## GOAL OF THE EXERCISE
Scan the records and identify every line in which the string "source" occurs, then return those lines.

## RECORDED DATA

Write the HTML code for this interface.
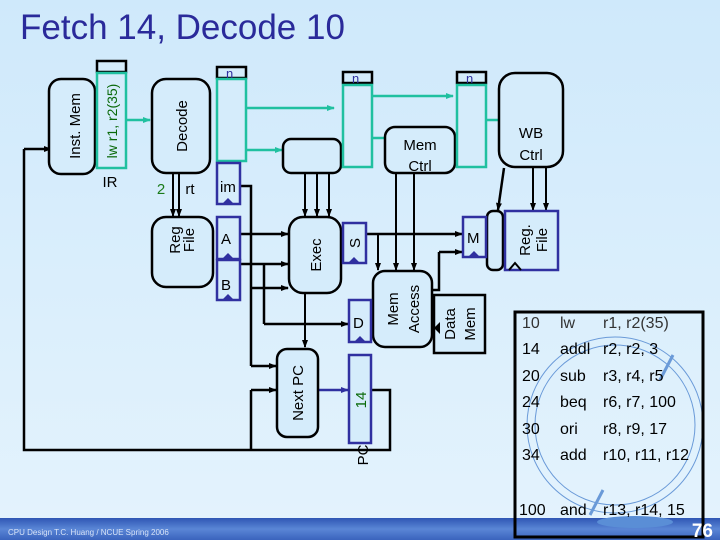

---

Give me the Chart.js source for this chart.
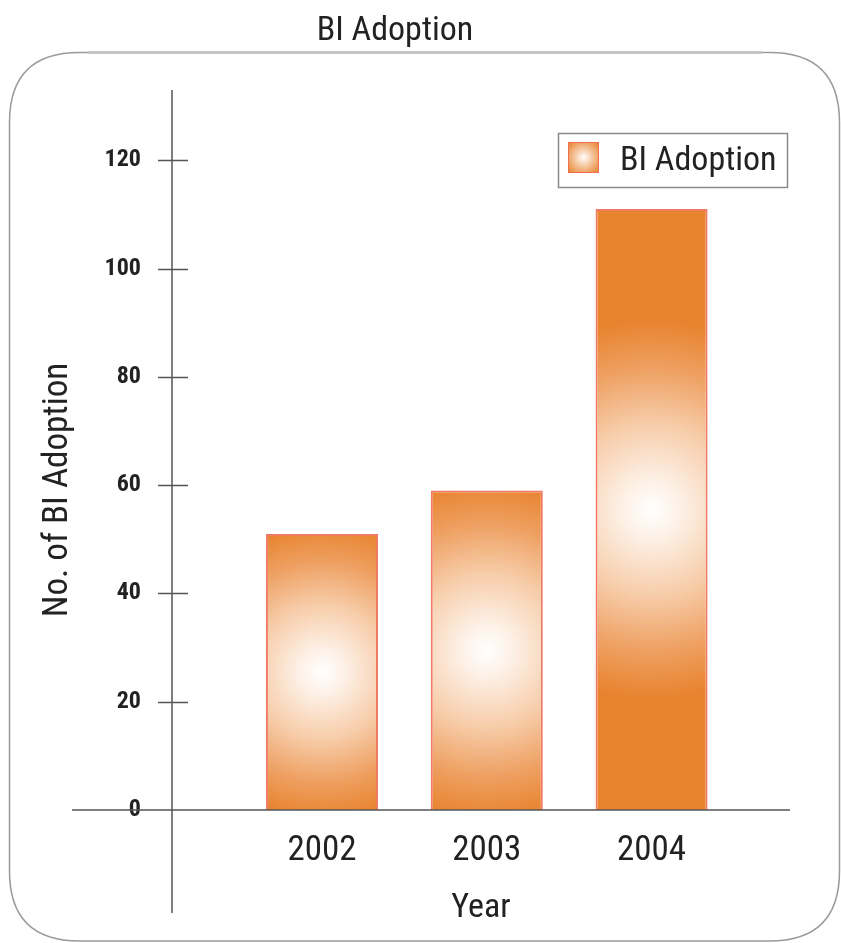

--

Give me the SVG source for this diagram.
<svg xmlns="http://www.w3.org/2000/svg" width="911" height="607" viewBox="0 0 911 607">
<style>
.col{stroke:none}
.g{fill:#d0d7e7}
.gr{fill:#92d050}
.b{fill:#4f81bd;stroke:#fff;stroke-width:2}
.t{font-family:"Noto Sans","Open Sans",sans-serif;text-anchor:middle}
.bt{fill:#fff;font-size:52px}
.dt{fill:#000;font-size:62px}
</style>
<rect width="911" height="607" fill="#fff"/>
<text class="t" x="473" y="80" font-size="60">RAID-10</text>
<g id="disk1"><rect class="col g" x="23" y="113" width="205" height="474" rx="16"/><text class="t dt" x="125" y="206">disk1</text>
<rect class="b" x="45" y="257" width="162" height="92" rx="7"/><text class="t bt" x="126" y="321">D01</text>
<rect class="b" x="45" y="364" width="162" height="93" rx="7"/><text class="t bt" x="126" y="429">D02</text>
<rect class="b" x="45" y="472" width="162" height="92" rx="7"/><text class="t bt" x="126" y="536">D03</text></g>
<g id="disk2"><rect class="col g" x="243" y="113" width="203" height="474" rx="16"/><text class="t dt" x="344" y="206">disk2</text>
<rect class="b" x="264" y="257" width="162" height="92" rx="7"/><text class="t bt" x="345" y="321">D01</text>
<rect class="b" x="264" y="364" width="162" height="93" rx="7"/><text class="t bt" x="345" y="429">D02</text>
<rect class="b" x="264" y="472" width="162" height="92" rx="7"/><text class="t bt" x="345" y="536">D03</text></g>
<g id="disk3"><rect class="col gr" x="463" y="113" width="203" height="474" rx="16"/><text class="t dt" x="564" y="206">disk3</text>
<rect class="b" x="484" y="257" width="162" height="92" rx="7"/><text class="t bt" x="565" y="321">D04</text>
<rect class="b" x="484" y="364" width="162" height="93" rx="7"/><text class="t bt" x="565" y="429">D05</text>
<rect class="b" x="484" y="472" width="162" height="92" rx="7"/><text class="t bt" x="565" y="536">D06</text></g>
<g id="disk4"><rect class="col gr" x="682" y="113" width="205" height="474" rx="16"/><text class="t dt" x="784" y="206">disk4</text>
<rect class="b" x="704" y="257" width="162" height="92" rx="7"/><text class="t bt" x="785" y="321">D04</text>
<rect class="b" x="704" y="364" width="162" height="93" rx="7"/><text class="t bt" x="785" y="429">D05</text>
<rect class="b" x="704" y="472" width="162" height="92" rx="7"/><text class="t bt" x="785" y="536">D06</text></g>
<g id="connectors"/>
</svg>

## FINISHED TASK
Give me the Chart.js source for this chart.
Give me the SVG source for this diagram.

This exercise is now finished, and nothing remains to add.